Learning how to love yourself can seem like a pretty ambiguous task sometimes. At least, that’s how I felt before I started getting into the self-love movement.
“Loving myself? Aren’t I already doing that? Isn’t that something that happens naturally?” (The answer, in my case, was nooo…)
Before, I couldn’t love myself because I never felt like I was enough. Body shame had become such a lifestyle for me that I had no idea how to even begin loving myself and the body that I couldn’t tolerate because it didn’t look the way I wanted it to.
Over the years, however, I’ve slowly learned to accept myself exactly as I am – without waiting for some part of me to change in order to finally practice self-love. And it really is a practice.
Here’s the simple version of how I got here.
My “Definition” of Love
To go from hating yourself to loving yourself might seem like a great undertaking – like a huge chasm that you must risk your life to jump across – but it’s very doable, no matter how unloveable you feel.
For me, the concept of self-love became clear once I discovered a different definition of love. It came from my father when he said to me, “To love something, you make space for it in your life. And in that space, you place peace.” (Thanks dad. I’m hanging onto this one.)
While I believe that it’s impossible to actually define love because it’s such a massive, brilliant, divine experience, I do believe that this definition helps make it manageable while you’re trying to wrap your mind around how to love yourself.

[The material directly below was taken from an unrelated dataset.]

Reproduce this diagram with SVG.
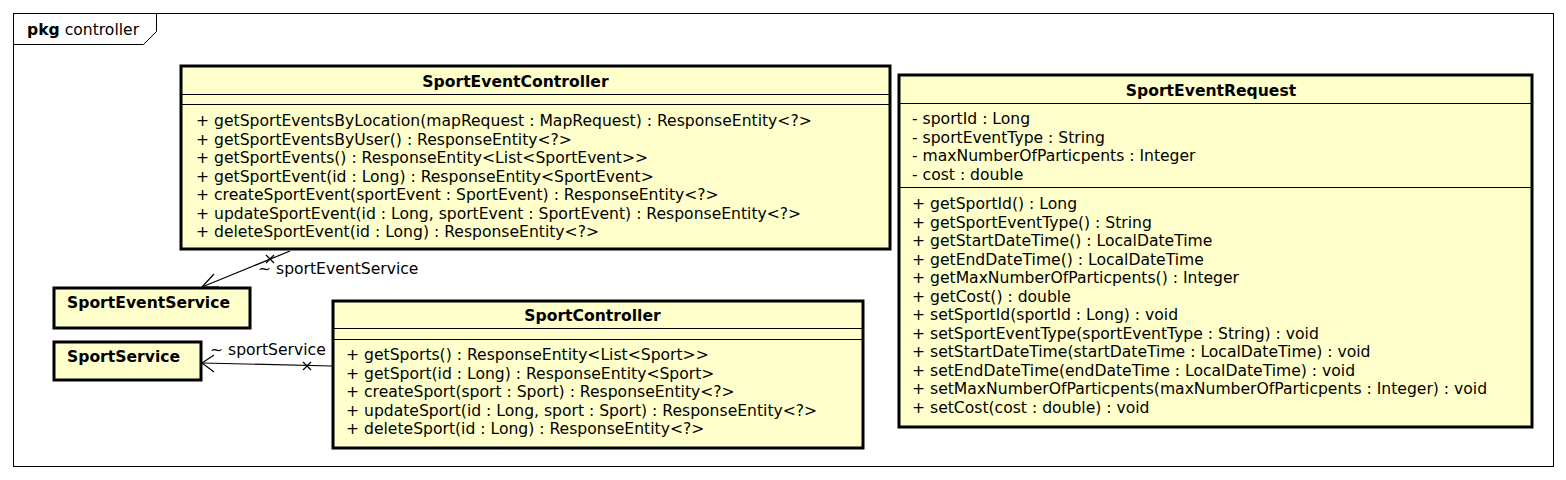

By using my dad’s definition, I clearly see what self-love means: “To love yourself, make space for yourself in your life. And in that space, practice self-compassion.”
If this makes even the slightest bit of sense to you, then let’s keep going. Next, I’ll talk about how to apply this concept to your life, starting with the first part on making space.
To practice self-love, I try to be conscious of how I spend my time. Am I honoring my need for self-care and me-time? Or am I sacrificing and compromising myself for the happiness of others?
This is where minimalism really helped me out.
I had a busy social calendar that kept me from taking care of myself like I wanted. As I was getting into minimalism, I decided to have less VOLUME and more QUALITY when I committed to social engagements.
So I started saying no to other people in order to love myself.
“No, thank you, I don’t want to grab drinks right now because I need to go to yoga. No, thank you, I can’t come over tonight because I need to hit the gym. No, thank you, I can’t make it to your birthday party because I’ve been neglecting myself for weeks and I can’t abandon myself for one more day.”
Because it’s easy for me to feel guilty, these excuses usually felt lame – like I needed to apologize for choosing self-care. But lately I’ve been trying really hard not to apologize for loving myself.
Have you ever heard anyone say, “I’m sorry that I wanted to take time to nourish my soul and pay attention to my neglected body”? Nope. You’ve never heard anyone say that because no one apologizes for that.
So I stopped apologizing.
Now, self-compassion is the doozy for me. Self-compassion involves practicing kindness towards yourself – including the parts that you struggle with loving.
For me, this was particularly difficult with my body image. I felt ashamed of how my body looked, and I refused to love myself until I looked a certain way. (So not cool.)
Shame is a particularly hard demon to overcome; and, luck you, it only gets harder once you’re stuck with yourself. Because shame only intensifies when we’re left alone with it. (Perhaps that’s why we keep ourselves so busy…)
So I practice holding space for myself in order to love myself.
Whenever I’m struggling with self-love, I create space and allow myself to feel whatever negative feeling I’m feeling. I don’t try to ease my shame by distracting myself or numbing myself with food or alcohol or sex.
I just hold space for myself and allow myself to feel my feelings until they pass.
Some call this mental badassery. And mental badassery (the art of feeling your feelings instead of distracting yourself from them) is a great way to develop self-love.
Overall, self-love boils down to how you treat yourself, make time for yourself, and have compassion for yourself.
Start by intentionally setting aside some quality you-time by downsizing your social engagements.
Then, when you’re in that space with yourself, practice as much self-compassion as you can.
When negative thoughts creep in, bat them away by holding space for yourself to feel all your feelings (not just the pleasant ones).
Repeat these steps often, and you’ll be well on your way to loving yourself and embracing the enough-ness that you already are.